Well, hand-pulling or grubbing is effective if you have only a few weeds, but we’re talking about heavy infestations. That leaves only chemical options. Now, chemical isn’t a bad word. You probably sprinkled a chemical on your scrambled eggs this morning. In fact, that chemical (sodium chloride, or table salt) is also an herbicide, though it’s not the most effective.
We want compounds that will kill weeds but not our turf grass — selective herbicides. And we want ones that are safe to apply and safe for humans and animals who play on your lawn. And we always want to use as little as we can to do the job, which usually means spot-spraying weeds after they’ve come up — or post-emergent treatment.

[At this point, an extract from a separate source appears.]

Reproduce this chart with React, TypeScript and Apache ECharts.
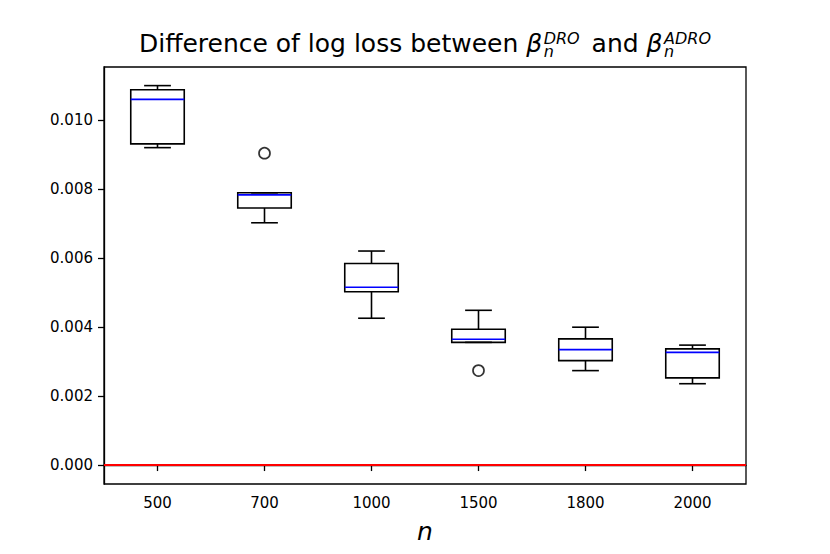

There are no fully satisfactory post-emergent selective herbicides that are labeled as “organic”. But we’ve found that applying a pre-emergent that suppresses weeds before they sprout in the early spring is an effective way to reduce weed pressure on lawns and reduce the need for spot spraying during the season. The one we use is a benign plant-derived material that is effective in small amounts.
Your local Clean Air Lawn Care partner will propose a weed-control program customized to your turfgrass type and your weeds and climatic conditions. Remember: ultimately we aim to do away with the need for weed treatments by improving the density and vigor of your turf.